### Source material ###

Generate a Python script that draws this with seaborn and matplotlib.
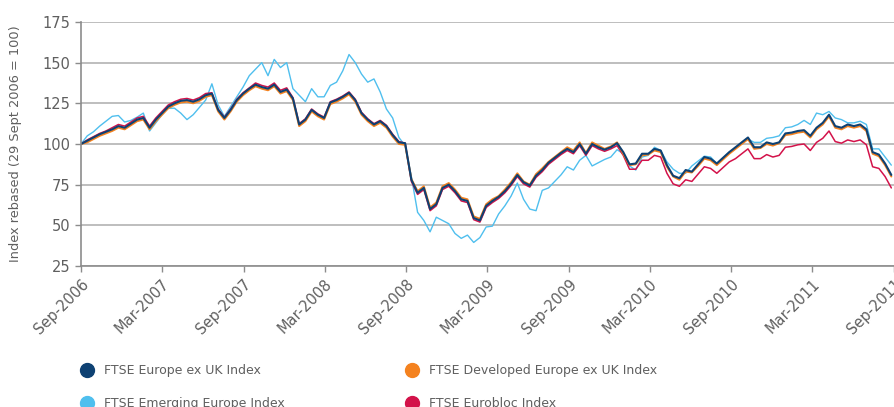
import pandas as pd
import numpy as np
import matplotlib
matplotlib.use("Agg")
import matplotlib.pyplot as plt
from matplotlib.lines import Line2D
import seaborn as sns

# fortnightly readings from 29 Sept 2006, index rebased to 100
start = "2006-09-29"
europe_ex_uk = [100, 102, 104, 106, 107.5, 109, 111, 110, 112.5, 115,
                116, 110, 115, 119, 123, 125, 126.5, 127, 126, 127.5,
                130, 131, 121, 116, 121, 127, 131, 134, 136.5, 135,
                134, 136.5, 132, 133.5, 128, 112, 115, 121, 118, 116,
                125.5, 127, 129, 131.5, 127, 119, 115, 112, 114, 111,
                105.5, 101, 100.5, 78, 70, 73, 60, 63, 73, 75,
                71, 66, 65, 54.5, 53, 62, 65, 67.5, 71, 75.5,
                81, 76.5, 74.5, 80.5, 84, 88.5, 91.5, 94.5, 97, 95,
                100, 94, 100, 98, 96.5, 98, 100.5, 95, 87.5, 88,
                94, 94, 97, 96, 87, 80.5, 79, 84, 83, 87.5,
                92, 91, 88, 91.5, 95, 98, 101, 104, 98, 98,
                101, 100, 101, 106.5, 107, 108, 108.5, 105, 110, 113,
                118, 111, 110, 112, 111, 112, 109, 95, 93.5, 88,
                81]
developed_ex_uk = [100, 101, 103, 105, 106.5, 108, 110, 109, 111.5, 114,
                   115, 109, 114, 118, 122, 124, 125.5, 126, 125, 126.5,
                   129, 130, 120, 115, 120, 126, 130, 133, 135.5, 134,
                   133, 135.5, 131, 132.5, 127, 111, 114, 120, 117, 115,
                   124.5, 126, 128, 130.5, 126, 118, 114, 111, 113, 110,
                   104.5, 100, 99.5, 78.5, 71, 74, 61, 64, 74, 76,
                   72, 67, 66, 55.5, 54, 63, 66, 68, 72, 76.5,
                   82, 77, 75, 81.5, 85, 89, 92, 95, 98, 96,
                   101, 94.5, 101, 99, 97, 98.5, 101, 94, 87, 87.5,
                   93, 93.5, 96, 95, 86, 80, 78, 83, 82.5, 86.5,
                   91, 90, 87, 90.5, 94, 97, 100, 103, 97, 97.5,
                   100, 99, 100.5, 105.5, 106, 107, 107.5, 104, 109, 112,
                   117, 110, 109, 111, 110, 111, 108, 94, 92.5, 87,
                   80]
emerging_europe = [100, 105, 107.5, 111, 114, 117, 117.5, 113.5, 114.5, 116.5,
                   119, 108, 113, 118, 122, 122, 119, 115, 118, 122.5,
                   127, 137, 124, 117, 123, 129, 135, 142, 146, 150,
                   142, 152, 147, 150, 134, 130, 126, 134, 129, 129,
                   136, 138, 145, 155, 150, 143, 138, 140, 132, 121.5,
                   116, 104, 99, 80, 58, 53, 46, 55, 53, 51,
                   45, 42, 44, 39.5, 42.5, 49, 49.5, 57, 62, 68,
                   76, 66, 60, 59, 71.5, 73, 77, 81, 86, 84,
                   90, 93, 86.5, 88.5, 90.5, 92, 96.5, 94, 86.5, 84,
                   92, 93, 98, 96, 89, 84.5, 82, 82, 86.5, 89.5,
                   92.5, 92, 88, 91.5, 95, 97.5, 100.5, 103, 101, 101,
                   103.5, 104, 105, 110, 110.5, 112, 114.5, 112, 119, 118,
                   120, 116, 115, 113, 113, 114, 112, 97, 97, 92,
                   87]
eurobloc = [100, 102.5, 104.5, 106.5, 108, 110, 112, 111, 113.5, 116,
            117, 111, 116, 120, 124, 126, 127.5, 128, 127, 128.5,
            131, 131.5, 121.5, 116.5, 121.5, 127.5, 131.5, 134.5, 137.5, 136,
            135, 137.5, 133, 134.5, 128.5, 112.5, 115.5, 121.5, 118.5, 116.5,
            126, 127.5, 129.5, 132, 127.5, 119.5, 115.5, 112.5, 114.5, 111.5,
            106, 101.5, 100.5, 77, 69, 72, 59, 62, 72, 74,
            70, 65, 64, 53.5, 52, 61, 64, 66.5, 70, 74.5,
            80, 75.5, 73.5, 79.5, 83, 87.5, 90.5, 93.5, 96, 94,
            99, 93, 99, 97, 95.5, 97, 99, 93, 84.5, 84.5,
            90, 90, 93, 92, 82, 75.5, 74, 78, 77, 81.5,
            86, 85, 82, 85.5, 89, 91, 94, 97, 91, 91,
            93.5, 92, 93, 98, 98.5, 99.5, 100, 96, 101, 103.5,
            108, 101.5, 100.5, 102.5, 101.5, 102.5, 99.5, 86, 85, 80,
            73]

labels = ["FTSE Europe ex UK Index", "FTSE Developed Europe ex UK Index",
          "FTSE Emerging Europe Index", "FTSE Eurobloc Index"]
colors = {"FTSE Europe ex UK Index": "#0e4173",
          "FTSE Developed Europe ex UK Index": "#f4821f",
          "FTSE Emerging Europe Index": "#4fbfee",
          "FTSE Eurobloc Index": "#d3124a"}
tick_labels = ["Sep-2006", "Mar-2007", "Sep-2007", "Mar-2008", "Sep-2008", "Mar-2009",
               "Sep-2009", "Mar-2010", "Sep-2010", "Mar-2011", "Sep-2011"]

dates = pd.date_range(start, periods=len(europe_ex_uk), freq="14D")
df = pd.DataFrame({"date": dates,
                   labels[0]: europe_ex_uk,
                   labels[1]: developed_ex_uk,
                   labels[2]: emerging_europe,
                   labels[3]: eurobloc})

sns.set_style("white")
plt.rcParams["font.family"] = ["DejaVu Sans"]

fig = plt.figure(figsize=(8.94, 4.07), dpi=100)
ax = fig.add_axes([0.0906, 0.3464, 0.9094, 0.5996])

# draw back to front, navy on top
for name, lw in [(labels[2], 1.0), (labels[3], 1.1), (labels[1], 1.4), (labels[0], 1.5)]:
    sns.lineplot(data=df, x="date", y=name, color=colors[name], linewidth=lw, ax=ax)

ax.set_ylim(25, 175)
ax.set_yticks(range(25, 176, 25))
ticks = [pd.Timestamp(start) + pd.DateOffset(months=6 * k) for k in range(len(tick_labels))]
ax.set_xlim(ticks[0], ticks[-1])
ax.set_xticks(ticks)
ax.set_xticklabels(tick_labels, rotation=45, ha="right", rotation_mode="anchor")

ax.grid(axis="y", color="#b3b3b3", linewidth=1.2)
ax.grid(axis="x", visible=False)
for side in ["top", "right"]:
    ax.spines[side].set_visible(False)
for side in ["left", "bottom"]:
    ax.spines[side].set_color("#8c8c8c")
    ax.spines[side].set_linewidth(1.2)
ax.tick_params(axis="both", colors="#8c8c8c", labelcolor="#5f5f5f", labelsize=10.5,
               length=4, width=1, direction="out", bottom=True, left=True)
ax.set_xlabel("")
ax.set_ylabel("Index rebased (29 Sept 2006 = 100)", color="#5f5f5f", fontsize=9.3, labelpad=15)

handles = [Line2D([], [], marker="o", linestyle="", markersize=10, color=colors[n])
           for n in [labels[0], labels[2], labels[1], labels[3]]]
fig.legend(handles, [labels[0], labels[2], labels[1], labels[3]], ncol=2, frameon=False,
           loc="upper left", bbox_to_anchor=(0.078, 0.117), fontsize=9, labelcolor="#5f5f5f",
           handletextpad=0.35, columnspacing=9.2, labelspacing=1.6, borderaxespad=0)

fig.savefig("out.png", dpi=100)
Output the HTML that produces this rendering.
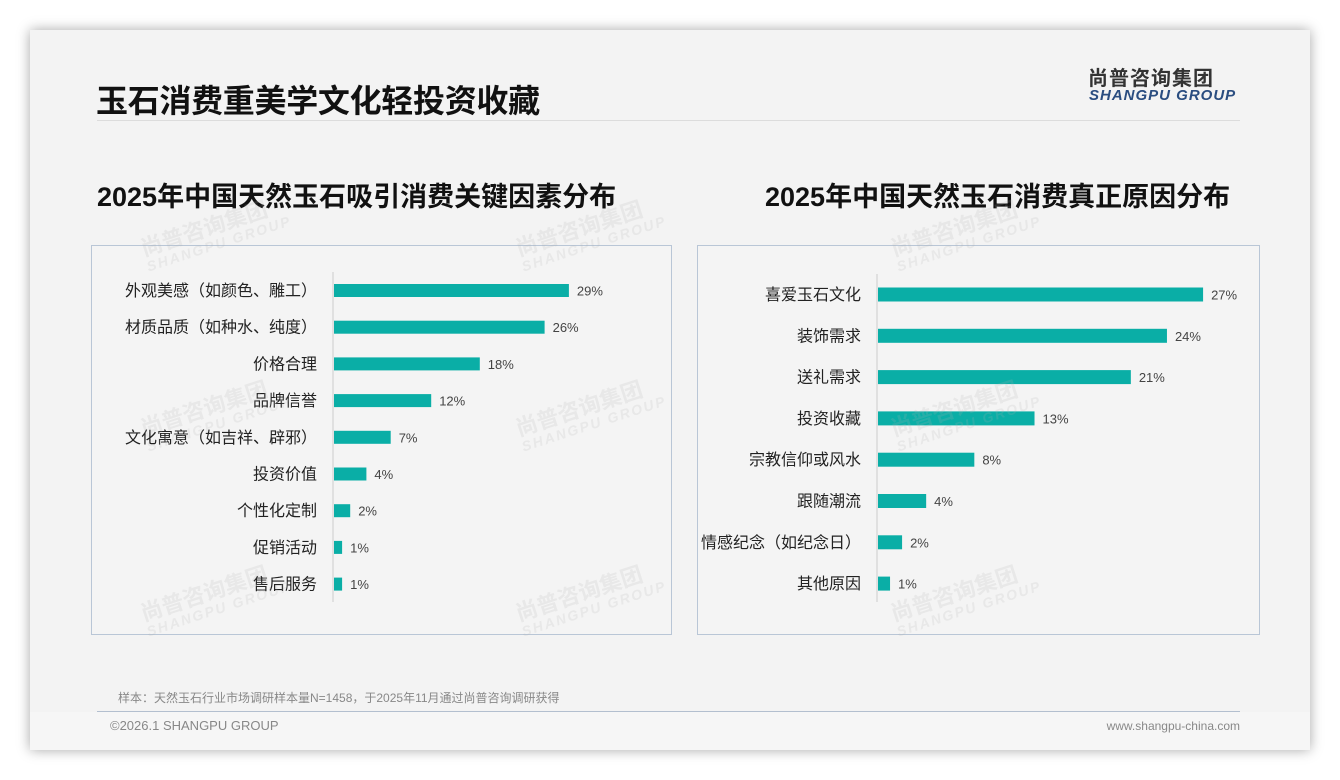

###

_Your goal_: Each line from the top of the material through the line containing "import seaborn as sns" should be reproduced exactly; please drop any images.

_Exercise answer_:
Generate a Python script that draws this with seaborn and matplotlib.
import pandas as pd
import numpy as np
import matplotlib
matplotlib.use("Agg")
import matplotlib.pyplot as plt
from matplotlib.lines import Line2D
import seaborn as sns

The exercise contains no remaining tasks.